Rotisserie Whole Chickens
Make use of the Primo Rotisserie accessory with this delicious Smoked Rotisserie Whole Chicken recipe.
Inactive Prep Time1-12h
Cook Time1h 30m
For 10 Persons
- 2 (4-6 lbs) whole chicken
- 6 tablespoons Primo Chicken Tickler Seasoning & Dry Rub
- Remove the grill racks and set up the Primo Rotisserie.
- Heat the grill to 275-300°F and stabilize. Add some cherry wood chunks or chips for smokiness.
- Use butcher twine to truss the legs together and secure the wing tips.
- Push the spit rod through the chicken cavity. Position the chickens on the center of the spit rod and slide the rotisserie forks into the chicken with a gentle push. Tighten the screws on the tines.
- Once the chickens are secure on the spit rod, place the chicken on top of an aluminum pan or any deep long pan and generously season.
- Insert the spit rod with chicken into the rotisserie motor. Start the motor and close the lid.
- Roast for about 60-75 minutes or until the chicken is 145-150°F.
- Remove the spit rod with chicken while increasing the grill's internal temperature.
- Open bottom and top vents and increase the heat to 400°F.

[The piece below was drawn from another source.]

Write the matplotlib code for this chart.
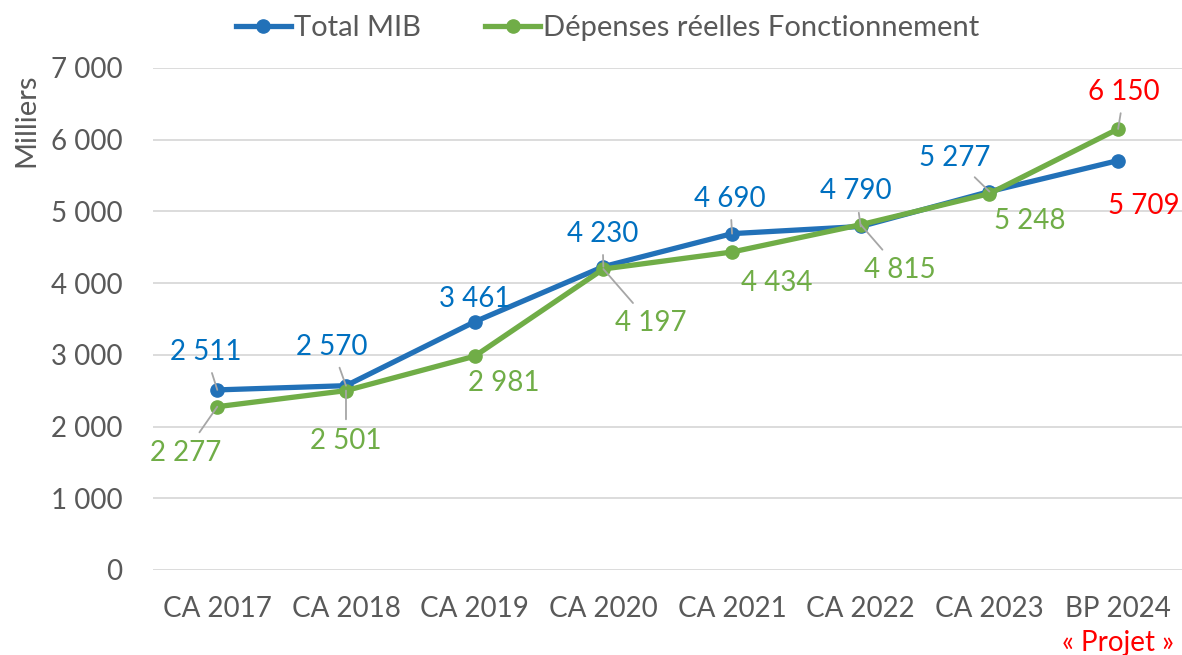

- Insert the spit rod with the chicken back into the rotisserie motor and close the lid.
- Fire roast the chickens for about 15 minutes or until the internal temperature of the chicken breast reaches 160°F.
- Rest chicken on rod for 15 minutes before removing the spit rod. If possible, rest the chicken another 15 minutes before serving.